Alors que l’équipe est, sur le papier, plus attrayante que celle de la saison passée, la colère affichée ces derniers jours par certains groupes ultras interpelle. Il faut dire que l’histoire récente nous a appris à nous méfier des grandes causes défendues par quelques chefs de groupes. Et les virages ont été bien moins véhéments durant la majorité de l’ère LD, tandis que les ambitions étaient faméliques et les résultats très décevants, qu’ils ne le sont en ce moment. L’acrimonie ne pourrait-elle pas être liée à un autre paramètre, comme le changement de mode de commercialisation des abonnements des virages, survenu en février 2016 ? Vincent Labrune n’a pas caché sa fierté d’avoir fait tomber le système mis en place par Bernard Tapie, mais l’accord a ensuite souvent été dénoncé. Les équipes de McCourt et Eyraud payent peut-être des négociations faites dans l’urgence, dans l’optique d’une vente rapide du club, et que les associations regretteraient maintenant. En plus de devoir assumer les tuiles de la direction précédente, les nouveaux dirigeants feraient face à un courroux qu’ils ne pourraient endiguer sans faire marche arrière. Et cela irait probablement à l’opposé de l’idée qu’ils se font de la billetterie.

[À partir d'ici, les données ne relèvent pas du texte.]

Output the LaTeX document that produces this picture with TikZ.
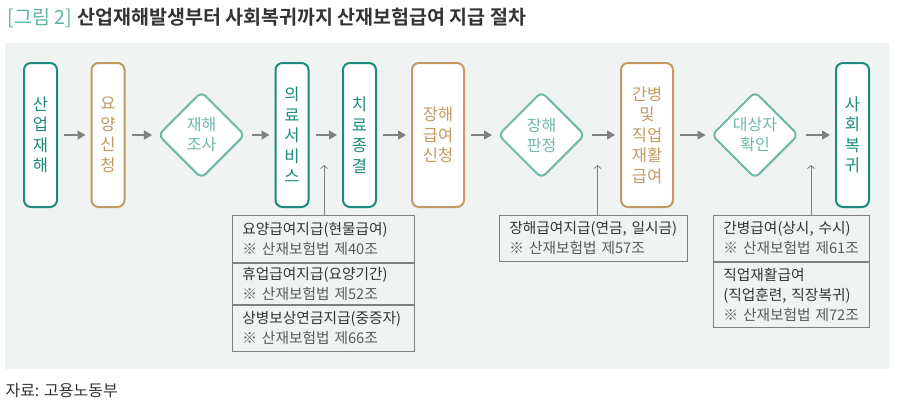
\documentclass[tikz,border=0pt]{standalone}
\usepackage{fontspec}
\setmainfont{Noto Sans CJK KR}[BoldFont={Noto Sans CJK KR Bold}]
\usepackage{xcolor}
\usetikzlibrary{shapes.geometric, arrows.meta, positioning, calc}

\definecolor{stageteal}{HTML}{1B8C7A}
\definecolor{stagetan}{HTML}{C29A62}
\definecolor{checkteal}{HTML}{6DB8A8}
\definecolor{panelbg}{HTML}{EFF4F2}
\definecolor{linegray}{HTML}{808080}
\definecolor{titleteal}{HTML}{5DB3A2}
\definecolor{titledark}{HTML}{333333}
\definecolor{notegray}{HTML}{5A5A5A}

\begin{document}
\begin{tikzpicture}[x=1pt, y=-1pt,
    stage/.style={rectangle, draw=stageteal, text=stageteal, fill=white, line width=2pt, rounded corners=7pt, minimum width=33pt, minimum height=144pt, inner sep=0pt, align=center, font=\fontsize{16.5}{20.5}\selectfont},
    request/.style={stage, draw=stagetan, text=stagetan},
    check/.style={diamond, draw=checkteal, text=checkteal, fill=white, line width=2pt, rounded corners=6pt, minimum width=87pt, minimum height=87pt, inner sep=0pt, align=center, font=\fontsize{16}{20}\selectfont},
    benefit/.style={rectangle, draw=linegray, line width=0.8pt, align=left, inner xsep=10pt, inner ysep=0pt, text=black!80, font=\fontsize{14.7}{20}\selectfont},
    arrow/.style={-{Triangle[length=8pt, width=9pt]}, line width=1.3pt, draw=linegray, shorten <=6pt, shorten >=5pt},
    uparrow/.style={-{Straight Barb[length=3pt, width=7pt]}, line width=0.8pt, draw=linegray}
]
    \useasboundingbox (0,0) rectangle (897,416);

    % Title and panel
    \node[anchor=west, font=\fontsize{19.5}{22}\selectfont] (title) at (4,18) {\textcolor{titleteal}{[그림 2]}\hspace{6pt}\textcolor{titledark}{\textbf{산업재해발생부터 사회복귀까지 산재보험급여 지급 절차}}};
    \fill[panelbg] (5,43) rectangle (889,369);

    % Process stages
    \node[stage] (accident) at (40.5,135) {산\\업\\재\\해};
    \node[request] (careapply) at (108,135) {요\\양\\신\\청};
    \node[check] (survey) at (201.5,135) {재해\\조사};
    \node[stage] (medical) at (292,135) {의\\료\\서\\비\\스};
    \node[stage] (cureend) at (359.5,135) {치\\료\\종\\결};
    \node[request, minimum width=52pt] (disapply) at (438,135) {장해\\급여\\신청};
    \node[check] (disjudge) at (541.5,135) {장해\\판정};
    \node[request, minimum width=52pt] (nursing) at (647,135) {간병\\및\\직업\\재활\\급여};
    \node[check] (target) at (755,135) {대상자\\확인};
    \node[stage] (return) at (852.5,135) {사\\회\\복\\귀};

    % Main flow
    \draw[arrow] (accident) -- (careapply);
    \draw[arrow] (careapply) -- (survey);
    \draw[arrow] (survey) -- (medical);
    \draw[arrow] (medical) -- (cureend);
    \draw[arrow] (cureend) -- (disapply);
    \draw[arrow] (disapply) -- (disjudge);
    \draw[arrow] (disjudge) -- (nursing);
    \draw[arrow] (nursing) -- (target);
    \draw[arrow] (target) -- (return);

    % Benefit boxes
    \node[benefit, anchor=north west, text width=162pt, minimum height=47pt] (care) at (232,215) {요양급여지급(현물급여)\\\textcolor{notegray}{※ 산재보험법 제40조}};
    \node[benefit, below=0pt of care, text width=162pt, minimum height=41pt] (leave) {휴업급여지급(요양기간)\\\textcolor{notegray}{※ 산재보험법 제52조}};
    \node[benefit, below=0pt of leave, text width=162pt, minimum height=46pt] (pension) {상병보상연금지급(중증자)\\\textcolor{notegray}{※ 산재보험법 제66조}};
    \node[benefit, anchor=north west, text width=168pt, minimum height=46pt] (disability) at (499,215) {장해급여지급(연금, 일시금)\\\textcolor{notegray}{※ 산재보험법 제57조}};
    \node[benefit, anchor=north west, text width=136pt, minimum height=46pt] (nurse) at (713,215) {간병급여(상시, 수시)\\\textcolor{notegray}{※ 산재보험법 제61조}};
    \node[benefit, below=0pt of nurse, text width=136pt, minimum height=65pt] (rehab) {직업재활급여\\(직업훈련, 직장복귀)\\\textcolor{notegray}{※ 산재보험법 제72조}};

    % Benefit links
    \coordinate (carein) at (324,165);
    \coordinate (disin) at (597.5,165);
    \coordinate (nursein) at (811,165);
    \draw[uparrow] (care.north -| carein) -- (carein);
    \draw[uparrow] (disability.north -| disin) -- (disin);
    \draw[uparrow] (nurse.north -| nursein) -- (nursein);

    % Source
    \node[anchor=west, text=black!80, font=\fontsize{16}{18}\selectfont] (source) at (2,390) {자료: 고용노동부};
\end{tikzpicture}
\end{document}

Cela n’a pas toujours été le cas, ces dernières décennies, mais l’actionnaire met le paquet, les dirigeants bossent et cherchent des solutions pour transformer un club qui a manqué le wagon de la modernisation et de l’internationalisation. Sans parler du mercato, face émergée de l’iceberg, il faudra assurément plusieurs saisons pour voir les résultats de la politique mise en oeuvre en termes de merchandising, de formation, ou encore de sponsoring (la face immergée). Il est vraiment difficile de prendre au sérieux ces commentaires visant à attiser les tensions, ou à carrément tirer un trait sur un projet, au soir de la 5e ou de la 6e journée. Sommes-nous à ce point encore affectés par l’ère Louis-Dreyfus que l’on saborderait notre projet ambitieux, avant même qu’il soit mis en place ? Ou alors, certains d’entre nous ont-ils des intérêts divergents et sommes-nous face à une énorme hypocrisie ? L’avenir nous le dira.